In the Torah, in Exodus, we are told
“Keep the festival of matzot, because b’etzem hayom – on this very day – I brought the children of Israel from the land of Egypt.”The phrase b’etzem hayom – this very day – can also be translated as this “inner” or “inward” day - that is, Passover is a day of inwardness. Rabbi Alter says that we are thus instructed to keep this inner point and remember it – we have to struggle through the year to remember that God implanted this purity within us. Pesach is a time, Rabbi Alter says, “that reminds us of the real reason we were created in this world – to do God’s will.”

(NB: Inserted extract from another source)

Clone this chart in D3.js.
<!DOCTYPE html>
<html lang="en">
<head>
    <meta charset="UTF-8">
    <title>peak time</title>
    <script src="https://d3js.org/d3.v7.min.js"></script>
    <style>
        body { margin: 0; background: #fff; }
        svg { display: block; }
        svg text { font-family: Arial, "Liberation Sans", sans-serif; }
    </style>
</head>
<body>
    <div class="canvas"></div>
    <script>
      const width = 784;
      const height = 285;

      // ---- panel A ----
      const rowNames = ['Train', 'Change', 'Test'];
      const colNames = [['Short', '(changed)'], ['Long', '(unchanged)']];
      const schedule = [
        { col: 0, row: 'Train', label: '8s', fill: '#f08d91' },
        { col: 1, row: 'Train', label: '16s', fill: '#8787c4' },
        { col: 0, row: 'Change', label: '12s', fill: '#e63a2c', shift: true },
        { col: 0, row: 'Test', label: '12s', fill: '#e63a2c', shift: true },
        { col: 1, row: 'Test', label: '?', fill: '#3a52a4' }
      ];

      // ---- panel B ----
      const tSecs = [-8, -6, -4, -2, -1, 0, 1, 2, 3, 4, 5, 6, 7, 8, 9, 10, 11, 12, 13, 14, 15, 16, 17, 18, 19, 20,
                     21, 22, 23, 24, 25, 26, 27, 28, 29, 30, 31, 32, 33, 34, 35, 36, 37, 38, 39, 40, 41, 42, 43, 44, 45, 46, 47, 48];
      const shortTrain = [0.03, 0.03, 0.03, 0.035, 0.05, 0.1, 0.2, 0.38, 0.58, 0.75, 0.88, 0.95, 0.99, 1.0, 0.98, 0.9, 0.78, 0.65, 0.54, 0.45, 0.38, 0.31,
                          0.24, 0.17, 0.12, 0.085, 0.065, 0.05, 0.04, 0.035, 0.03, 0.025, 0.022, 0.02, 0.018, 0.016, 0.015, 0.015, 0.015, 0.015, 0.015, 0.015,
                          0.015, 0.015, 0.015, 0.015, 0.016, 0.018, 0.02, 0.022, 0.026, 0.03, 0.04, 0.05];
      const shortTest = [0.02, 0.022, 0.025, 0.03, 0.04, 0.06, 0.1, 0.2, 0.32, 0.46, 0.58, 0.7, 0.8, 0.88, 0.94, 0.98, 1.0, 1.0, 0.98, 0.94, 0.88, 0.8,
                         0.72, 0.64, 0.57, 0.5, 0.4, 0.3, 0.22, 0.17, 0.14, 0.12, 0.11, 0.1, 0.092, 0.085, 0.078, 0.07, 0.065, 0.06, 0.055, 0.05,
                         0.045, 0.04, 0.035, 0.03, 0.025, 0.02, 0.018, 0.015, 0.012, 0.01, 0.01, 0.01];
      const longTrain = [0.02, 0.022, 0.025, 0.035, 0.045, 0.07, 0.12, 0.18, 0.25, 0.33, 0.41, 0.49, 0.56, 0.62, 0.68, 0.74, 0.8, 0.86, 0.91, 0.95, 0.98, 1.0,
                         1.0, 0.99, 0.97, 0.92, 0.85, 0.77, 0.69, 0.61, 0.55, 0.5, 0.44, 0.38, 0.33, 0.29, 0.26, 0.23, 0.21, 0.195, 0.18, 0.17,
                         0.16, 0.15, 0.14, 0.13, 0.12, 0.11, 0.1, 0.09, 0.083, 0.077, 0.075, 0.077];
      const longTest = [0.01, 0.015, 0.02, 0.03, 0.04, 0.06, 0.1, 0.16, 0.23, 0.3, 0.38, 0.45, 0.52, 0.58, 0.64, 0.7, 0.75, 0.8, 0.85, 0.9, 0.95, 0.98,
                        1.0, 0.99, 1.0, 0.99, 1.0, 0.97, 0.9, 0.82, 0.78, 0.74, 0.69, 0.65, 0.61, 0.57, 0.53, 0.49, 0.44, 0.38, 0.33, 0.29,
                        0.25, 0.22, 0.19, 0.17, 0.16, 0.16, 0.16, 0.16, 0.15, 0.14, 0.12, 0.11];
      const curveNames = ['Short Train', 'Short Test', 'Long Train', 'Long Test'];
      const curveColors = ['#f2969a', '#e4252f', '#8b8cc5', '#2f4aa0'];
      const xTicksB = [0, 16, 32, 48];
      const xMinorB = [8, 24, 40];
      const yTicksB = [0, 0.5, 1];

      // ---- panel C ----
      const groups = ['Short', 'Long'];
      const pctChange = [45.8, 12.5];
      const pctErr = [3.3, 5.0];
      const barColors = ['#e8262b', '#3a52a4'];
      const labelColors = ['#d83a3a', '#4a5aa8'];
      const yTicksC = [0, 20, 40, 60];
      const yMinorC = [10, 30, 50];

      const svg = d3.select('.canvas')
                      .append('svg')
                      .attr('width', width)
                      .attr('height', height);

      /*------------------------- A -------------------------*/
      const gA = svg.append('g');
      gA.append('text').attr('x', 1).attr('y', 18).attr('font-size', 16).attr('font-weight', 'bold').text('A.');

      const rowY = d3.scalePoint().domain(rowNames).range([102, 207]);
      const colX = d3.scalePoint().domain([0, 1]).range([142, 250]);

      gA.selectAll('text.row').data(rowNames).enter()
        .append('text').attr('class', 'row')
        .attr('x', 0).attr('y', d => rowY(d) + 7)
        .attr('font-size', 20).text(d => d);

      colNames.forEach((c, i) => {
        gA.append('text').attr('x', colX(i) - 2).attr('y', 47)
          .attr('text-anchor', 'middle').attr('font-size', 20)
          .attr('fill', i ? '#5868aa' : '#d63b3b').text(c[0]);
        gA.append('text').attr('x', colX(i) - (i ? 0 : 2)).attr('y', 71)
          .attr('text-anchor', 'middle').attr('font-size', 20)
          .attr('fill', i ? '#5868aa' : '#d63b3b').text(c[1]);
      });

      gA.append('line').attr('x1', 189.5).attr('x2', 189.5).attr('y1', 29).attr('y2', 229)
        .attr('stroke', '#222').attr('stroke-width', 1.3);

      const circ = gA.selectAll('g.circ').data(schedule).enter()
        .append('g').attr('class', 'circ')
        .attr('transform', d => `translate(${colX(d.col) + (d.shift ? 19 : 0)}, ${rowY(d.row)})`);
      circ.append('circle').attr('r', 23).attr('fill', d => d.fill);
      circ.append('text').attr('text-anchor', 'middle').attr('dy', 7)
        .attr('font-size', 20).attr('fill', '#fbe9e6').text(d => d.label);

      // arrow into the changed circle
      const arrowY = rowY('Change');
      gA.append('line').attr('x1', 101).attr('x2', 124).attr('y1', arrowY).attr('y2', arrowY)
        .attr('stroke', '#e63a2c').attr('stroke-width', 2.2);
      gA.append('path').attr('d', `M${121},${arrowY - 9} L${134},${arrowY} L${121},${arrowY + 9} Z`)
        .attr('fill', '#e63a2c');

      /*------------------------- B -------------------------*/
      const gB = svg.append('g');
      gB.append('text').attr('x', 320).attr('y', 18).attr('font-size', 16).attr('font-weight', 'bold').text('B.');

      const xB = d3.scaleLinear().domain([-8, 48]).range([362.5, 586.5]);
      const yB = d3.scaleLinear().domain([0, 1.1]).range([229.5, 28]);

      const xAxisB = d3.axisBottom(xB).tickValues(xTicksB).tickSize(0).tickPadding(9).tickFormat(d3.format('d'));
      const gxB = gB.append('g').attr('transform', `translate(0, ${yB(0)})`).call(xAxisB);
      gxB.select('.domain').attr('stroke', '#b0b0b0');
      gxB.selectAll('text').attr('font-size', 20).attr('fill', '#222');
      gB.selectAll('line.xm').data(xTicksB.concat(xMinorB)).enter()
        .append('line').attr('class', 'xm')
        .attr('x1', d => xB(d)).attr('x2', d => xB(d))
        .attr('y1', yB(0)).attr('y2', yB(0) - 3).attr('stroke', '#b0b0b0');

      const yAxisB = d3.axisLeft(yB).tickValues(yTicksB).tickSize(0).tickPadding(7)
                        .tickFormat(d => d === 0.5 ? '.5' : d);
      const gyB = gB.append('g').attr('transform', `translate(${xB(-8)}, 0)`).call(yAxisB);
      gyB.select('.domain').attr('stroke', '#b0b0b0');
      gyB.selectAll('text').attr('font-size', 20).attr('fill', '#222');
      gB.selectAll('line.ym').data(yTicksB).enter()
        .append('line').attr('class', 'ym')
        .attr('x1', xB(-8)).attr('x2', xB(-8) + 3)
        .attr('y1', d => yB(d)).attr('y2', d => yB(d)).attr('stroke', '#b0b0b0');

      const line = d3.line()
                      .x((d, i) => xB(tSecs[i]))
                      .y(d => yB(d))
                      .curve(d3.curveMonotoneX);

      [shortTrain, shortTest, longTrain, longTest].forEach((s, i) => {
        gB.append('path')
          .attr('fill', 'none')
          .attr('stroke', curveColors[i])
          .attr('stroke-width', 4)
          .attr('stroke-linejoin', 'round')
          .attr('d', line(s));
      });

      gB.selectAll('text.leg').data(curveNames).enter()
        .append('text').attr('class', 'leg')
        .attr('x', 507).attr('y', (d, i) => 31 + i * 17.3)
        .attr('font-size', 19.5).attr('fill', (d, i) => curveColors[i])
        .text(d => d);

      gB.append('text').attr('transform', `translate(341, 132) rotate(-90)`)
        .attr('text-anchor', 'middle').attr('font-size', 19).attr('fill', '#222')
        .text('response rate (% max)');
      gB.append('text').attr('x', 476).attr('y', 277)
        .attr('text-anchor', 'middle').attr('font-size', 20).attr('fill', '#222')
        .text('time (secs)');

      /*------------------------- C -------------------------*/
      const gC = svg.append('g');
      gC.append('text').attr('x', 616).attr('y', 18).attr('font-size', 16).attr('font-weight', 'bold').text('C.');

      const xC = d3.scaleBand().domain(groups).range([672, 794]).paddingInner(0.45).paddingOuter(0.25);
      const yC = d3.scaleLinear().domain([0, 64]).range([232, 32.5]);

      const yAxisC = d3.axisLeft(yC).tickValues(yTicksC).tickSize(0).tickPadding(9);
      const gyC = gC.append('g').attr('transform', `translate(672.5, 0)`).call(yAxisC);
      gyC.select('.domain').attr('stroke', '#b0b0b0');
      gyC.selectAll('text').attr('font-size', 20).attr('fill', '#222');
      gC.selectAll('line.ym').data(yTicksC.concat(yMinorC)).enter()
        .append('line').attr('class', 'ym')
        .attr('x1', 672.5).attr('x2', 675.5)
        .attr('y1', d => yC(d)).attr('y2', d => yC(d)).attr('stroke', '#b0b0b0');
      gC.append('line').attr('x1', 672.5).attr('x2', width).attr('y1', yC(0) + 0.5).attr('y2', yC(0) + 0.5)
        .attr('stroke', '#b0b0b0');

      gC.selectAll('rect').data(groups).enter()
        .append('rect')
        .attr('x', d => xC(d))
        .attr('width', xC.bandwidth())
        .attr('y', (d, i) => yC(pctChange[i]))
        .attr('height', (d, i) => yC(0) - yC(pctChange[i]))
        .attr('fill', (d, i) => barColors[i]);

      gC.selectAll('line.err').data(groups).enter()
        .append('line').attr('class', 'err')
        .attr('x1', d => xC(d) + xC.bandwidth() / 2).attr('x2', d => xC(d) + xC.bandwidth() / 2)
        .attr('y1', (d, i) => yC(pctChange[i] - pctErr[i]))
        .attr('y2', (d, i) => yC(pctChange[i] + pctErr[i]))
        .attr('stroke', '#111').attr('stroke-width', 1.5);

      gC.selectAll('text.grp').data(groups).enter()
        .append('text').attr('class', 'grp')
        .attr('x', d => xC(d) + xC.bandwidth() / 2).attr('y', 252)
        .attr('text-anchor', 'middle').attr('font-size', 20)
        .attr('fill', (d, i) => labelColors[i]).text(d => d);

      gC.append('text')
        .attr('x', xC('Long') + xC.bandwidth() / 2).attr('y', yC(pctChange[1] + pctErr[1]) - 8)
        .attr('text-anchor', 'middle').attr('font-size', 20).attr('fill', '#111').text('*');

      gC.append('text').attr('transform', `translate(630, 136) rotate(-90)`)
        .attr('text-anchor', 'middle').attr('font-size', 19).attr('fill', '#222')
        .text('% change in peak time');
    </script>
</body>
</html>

Another word play illuminates his point. We are commanded regarding the sippur, the “telling” of the story of the exodus. Sippur can also mean shining, or brilliance (some say that the Kabbalists notion of the s’firot, from the same root, comes from this latter meaning, and was a Hebrew adaptation of the word “Saphire.”) If Sippur does mean brilliance or shining, then we might say we are commanded to let this pure point of divinity shine out at Pesach, to uncover it and renew its capacity to light our lives.
The essential point is that we are to see ourselves as if we personally were liberated from Egypt. This is not just an exercise in historical imagination. Indeed, every generation and every individual is involved in a personal y’tziat M’mitzrayim, a going out from Egypt.
In some way we are enslaved. How? We all have our own answers. But if we don’t uncover this light within us, this point of divine brilliance, we will not be able find understanding and happiness, we will fail to act with courage and beauty as we reach out to others, we will be unable to reshape according to God’s will the world in which we live.
Rabbi Alter teaches that each of us must assume responsibility, ultimately, for recovering this divine point – the Exodus is personal. It is also collective – we struggle away from Egypt as a beautiful and blessed family, as part of a people, part of a community, striving to recover the purest point within us.